Ces papiers d'Amérique(s) sont aussi à leur manière les papiers d'un jour.

Un journal, peut-être ? Un carnet, plus sûrement. Des notes et des impressions. Des textes gouvernés par la circonstance. Improvisés quand il faut. Mal écrits souvent, à la hâte ou sur le vif.

D’une intention encore mal éclaircie. Ils (se) cherchent moins quelque patronage littéraire qu'à découvrir cette intention.

Des papiers, encore. Drôle de matière. Moins emblème que dissonance, lorsqu’on les mesure à leurs ponctuations numériques. Il arrive toutefois qu'ils s’accordent avec le sens qu'ils possèdent en langue anglaise. Ils (re)deviennent alors une catégorie du discours.

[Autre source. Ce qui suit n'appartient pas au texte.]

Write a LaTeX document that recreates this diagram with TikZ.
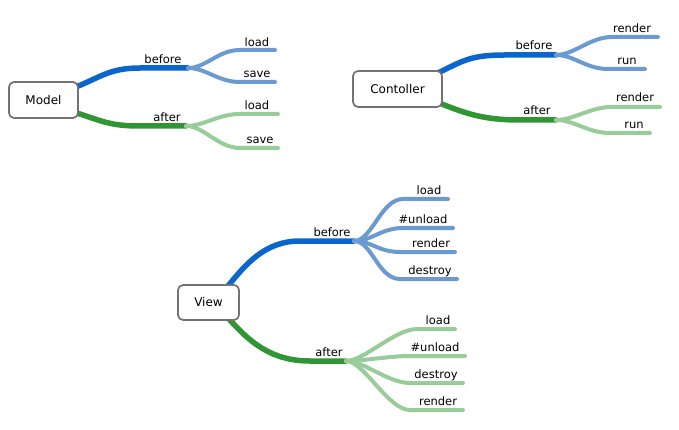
\documentclass[tikz,border=0pt]{standalone}
\usepackage{fontspec}
\setmainfont{DejaVu Sans}
\usetikzlibrary{calc,backgrounds}
\definecolor{darkblue}{HTML}{0A66CC}
\definecolor{paleblue}{HTML}{6A9AD0}
\definecolor{darkgreen}{HTML}{2F9633}
\definecolor{palegreen}{HTML}{98CC98}
\def\twig[#1](#2)(#3)(#4){\draw[#1] (#2) .. controls +(18,0) and +(-22,0) .. (#3,0 |- #4) -- (#4);}

\tikzset{
	topic/.style={draw=black!55, line width=1.7pt, rounded corners=5pt, fill=white, inner sep=0pt, font=\fontsize{12}{14}\selectfont},
	limb/.style={line width=5.5pt, line cap=round},
	leaf/.style={line width=4pt, line cap=round},
	lbl/.style={anchor=base, inner sep=0pt, font=\fontsize{11.5}{14}\selectfont},
}

\begin{document}
\begin{tikzpicture}[x=1pt, y=-1pt]
			%%%%% START %%%%%
			\useasboundingbox (0,0) rectangle (679,430);
			
			\node[topic, minimum width=69, minimum height=36] (model) at (43.5,100) {Model};
			\node[topic, minimum width=89, minimum height=36] (ctrl) at (397.5,89) {Contoller};
			\node[topic, minimum width=61, minimum height=35] (view) at (208.5,302.5) {View};
			
			% split points
			\coordinate (mb) at (188,68);
			\coordinate (mg) at (186,126);
			\coordinate (cb) at (556,55);
			\coordinate (cg) at (556,120);
			\coordinate (vb) at (354,241);
			\coordinate (vg) at (346,361);
			
			% leaf ends
			\coordinate (mbl) at (275,50);
			\coordinate (mbs) at (275,82);
			\coordinate (mgl) at (278,114);
			\coordinate (mgs) at (278,148);
			\coordinate (cbr) at (658,37);
			\coordinate (cbu) at (645,69);
			\coordinate (cgr) at (660,107);
			\coordinate (cgu) at (650,133);
			\coordinate (vbl) at (448,199);
			\coordinate (vbn) at (453,228);
			\coordinate (vbr) at (455,252);
			\coordinate (vbd) at (457,279);
			\coordinate (vgl) at (455,329);
			\coordinate (vgn) at (465,356);
			\coordinate (vgd) at (463,383);
			\coordinate (vgr) at (463,410);
			
			\begin{scope}[on background layer]
			% Model
			\draw[limb, darkblue] ($(model.east)+(-3,-13)$) .. controls +(25,-10) and +(-30,0) .. (140,68) -- (mb);
			\draw[limb, darkgreen] ($(model.east)+(-2,13)$) .. controls +(25,8) and +(-30,0) .. (140,126) -- (mg);
			\twig[leaf, paleblue](mb)(240)(mbl)
			\twig[leaf, paleblue](mb)(240)(mbs)
			\twig[leaf, palegreen](mg)(240)(mgl)
			\twig[leaf, palegreen](mg)(240)(mgs)
			
			% Contoller
			\draw[limb, darkblue] ($(ctrl.east)+(-5,-16)$) .. controls +(25,-12) and +(-35,0) .. (505,55) -- (cb);
			\draw[limb, darkgreen] ($(ctrl.east)+(-1,15)$) .. controls +(25,10) and +(-35,0) .. (520,120) -- (cg);
			\twig[leaf, paleblue](cb)(612)(cbr)
			\twig[leaf, paleblue](cb)(608)(cbu)
			\twig[leaf, palegreen](cg)(612)(cgr)
			\twig[leaf, palegreen](cg)(610)(cgu)
			
			% View
			\draw[limb, darkblue] ($(view.north east)+(-12,2)$) .. controls +(18,-22) and +(-35,0) .. (300,241) -- (vb);
			\draw[limb, darkgreen] ($(view.south east)+(-11,-2)$) .. controls +(20,22) and +(-40,0) .. (310,361) -- (vg);
			\twig[leaf, paleblue](vb)(403)(vbl)
			\twig[leaf, paleblue](vb)(403)(vbn)
			\twig[leaf, paleblue](vb)(400)(vbr)
			\twig[leaf, paleblue](vb)(400)(vbd)
			\twig[leaf, palegreen](vg)(417)(vgl)
			\twig[leaf, palegreen](vg)(410)(vgn)
			\twig[leaf, palegreen](vg)(410)(vgd)
			\twig[leaf, palegreen](vg)(410)(vgr)
			\end{scope}
			
			% labels
			\node[lbl] (mbefore) at (163,64) {before};
			\node[lbl] (mafter) at (167,121.5) {after};
			\node[lbl] (mload1) at (257,46.5) {load};
			\node[lbl] (msave1) at (257,78) {save};
			\node[lbl] (mload2) at (257,109.5) {load};
			\node[lbl] (msave2) at (260,143.5) {save};
			
			\node[lbl] (cbefore) at (534,50) {before};
			\node[lbl] (cafter) at (537,114.5) {after};
			\node[lbl] (crender1) at (632,32.5) {render};
			\node[lbl] (crun1) at (627,64.5) {run};
			\node[lbl] (crender2) at (635,102) {render};
			\node[lbl] (crun2) at (634,128.5) {run};
			
			\node[lbl] (vbefore) at (332,236.5) {before};
			\node[lbl] (vafter) at (329,356.5) {after};
			\node[lbl] (vload1) at (429,194.5) {load};
			\node[lbl] (vunload1) at (423,223.5) {\#unload};
			\node[lbl] (vrender1) at (431,247.5) {render};
			\node[lbl] (vdestroy1) at (430,274.5) {destroy};
			\node[lbl] (vload2) at (438,324.5) {load};
			\node[lbl] (vunload2) at (435,351.5) {\#unload};
			\node[lbl] (vdestroy2) at (436,378.5) {destroy};
			\node[lbl] (vrender2) at (438,405.5) {render};
			
			%%%%% END %%%%%
\end{tikzpicture}
\end{document}
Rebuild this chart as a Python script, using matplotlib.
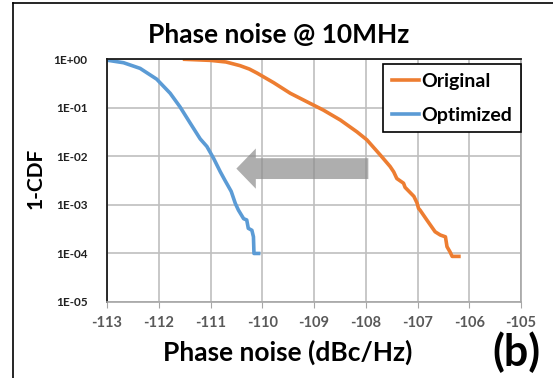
import numpy as np
import matplotlib.pyplot as plt
from matplotlib.lines import Line2D

# data (x: phase noise in dBc/Hz, y: 1-CDF)
orig_x = [-111.5, -111.0, -110.7, -110.43, -110.25, -110.10, -109.78, -109.46, -109.14, -108.82,
          -108.49, -108.17, -107.98, -107.72, -107.53, -107.46, -107.40, -107.27, -107.24,
          -107.07, -107.01, -106.98, -106.95, -106.82, -106.66, -106.56, -106.46, -106.43,
          -106.37, -106.33, -106.20]
orig_y = [1.0, 0.95, 0.88, 0.74, 0.63, 0.52, 0.33, 0.20, 0.134, 0.090,
          0.056, 0.032, 0.022, 0.0107, 0.0062, 0.0048, 0.0035, 0.0028, 0.0023,
          0.0015, 0.0011, 0.00085, 0.00078, 0.00049, 0.00028, 0.00024, 0.00022, 0.000138,
          0.000107, 0.000087, 0.000087]

opt_x = [-113.0, -112.68, -112.36, -112.04, -111.78, -111.59, -111.39, -111.20, -111.07,
         -110.94, -110.81, -110.72, -110.60, -110.52, -110.46, -110.36, -110.30, -110.27,
         -110.20, -110.17, -110.16, -110.07]
opt_y = [0.96, 0.85, 0.65, 0.39, 0.20, 0.105, 0.048, 0.023, 0.016,
         0.0091, 0.0048, 0.0032, 0.0019, 0.00107, 0.00078, 0.00052, 0.00049, 0.00033,
         0.0003, 0.00022, 0.0001, 0.0001]

x_ticks = list(range(-113, -104))
y_ticks = [1e0, 1e-1, 1e-2, 1e-3, 1e-4, 1e-5]
y_labels = ['1E+00', '1E-01', '1E-02', '1E-03', '1E-04', '1E-05']

# shift arrow: from -107.95 to -110.5 at 1-CDF ~ 5.6e-3
arrow_from = -107.95
arrow_to = -110.5
arrow_level = 0.0056

plt.rcParams['font.family'] = ['Lato', 'DejaVu Sans']

fig = plt.figure(figsize=(5.53, 3.78), dpi=100)
ax = fig.add_axes([107/553, 1 - 302/378, 414/553, 242.7/378])

orange = '#ED7D31'
blue = '#5B9BD5'

ax.plot(orig_x, orig_y, color=orange, lw=2.6, solid_joinstyle='round')
ax.plot(opt_x, opt_y, color=blue, lw=2.6, solid_joinstyle='round')

ax.set_yscale('log')
ax.set_xlim(-113, -105)
ax.set_ylim(1e-5, 1)
ax.set_xticks(x_ticks)
ax.set_xticklabels([str(t) for t in x_ticks], fontsize=10.5, fontweight='bold', color='#595959')
ax.set_yticks(y_ticks)
ax.set_yticklabels(y_labels, fontsize=8.5, fontweight='bold', color='#202020')
ax.minorticks_off()
ax.tick_params(axis='y', length=0, pad=14)
ax.tick_params(axis='x', length=4, color='#a6a6a6', pad=6)
ax.grid(True, color='#bfbfbf', lw=1.2)
ax.set_axisbelow(True)

for side in ['left', 'top']:
    ax.spines[side].set_color('#1a1a1a')
    ax.spines[side].set_linewidth(1.3)
for side in ['right', 'bottom']:
    ax.spines[side].set_color('#a6a6a6')
    ax.spines[side].set_linewidth(1.2)

ax.annotate('', xy=(arrow_to, arrow_level), xytext=(arrow_from, arrow_level),
            arrowprops=dict(arrowstyle='simple,head_width=2.9,head_length=1.4,tail_width=1.5',
                            mutation_scale=10, color='#8c8c8c', alpha=0.7, lw=0,
                            shrinkA=0, shrinkB=0))

fig.text(279/553, 1 - 35/378, 'Phase noise @ 10MHz', fontsize=19, fontweight='bold',
         ha='center', va='center')
fig.text(288/553, 1 - 352/378, 'Phase noise (dBc/Hz)', fontsize=19, fontweight='bold',
         ha='center', va='center')
fig.text(36/553, 1 - 178/378, '1-CDF', fontsize=15, fontweight='bold', rotation=90,
         ha='center', va='center')

handles = [Line2D([], [], color=orange, lw=2.6), Line2D([], [], color=blue, lw=2.6)]
leg = ax.legend(handles, ['Original', 'Optimized'], loc='upper right',
                bbox_to_anchor=(1.0, 0.979), prop={'weight': 'bold', 'size': 14},
                handlelength=1.4, handletextpad=0.1, borderpad=0.45, labelspacing=0.85,
                fancybox=False, framealpha=1, borderaxespad=0)
leg.get_frame().set_edgecolor('black')
leg.get_frame().set_linewidth(1.2)

fig.text(516/553, 1 - 352/378, '(b)', fontsize=31, fontweight='bold', ha='center', va='center')

# outer frame lines (top and left)
fig.add_artist(Line2D([12.7/553, 1], [1 - 3.3/378, 1 - 3.3/378], color='black', lw=1.2))
fig.add_artist(Line2D([12.7/553, 12.7/553], [0, 1 - 3.3/378], color='black', lw=1.2))

fig.savefig('out.png', dpi=100)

Ce sont généralement plutôt des brèves, des citations ou des gloses. Des bouts d'expérience, qui deviennent par accident métaphores. Des morceaux d'actualité. Et pour tout dire, les digressions y occupent le centre.

Les dates qui leur répondent, aléatoires ou affectives, ne tiennent elles-mêmes que de fendre un peu des événements de nature très diverse, intimes ou publics, quelconques - incertains.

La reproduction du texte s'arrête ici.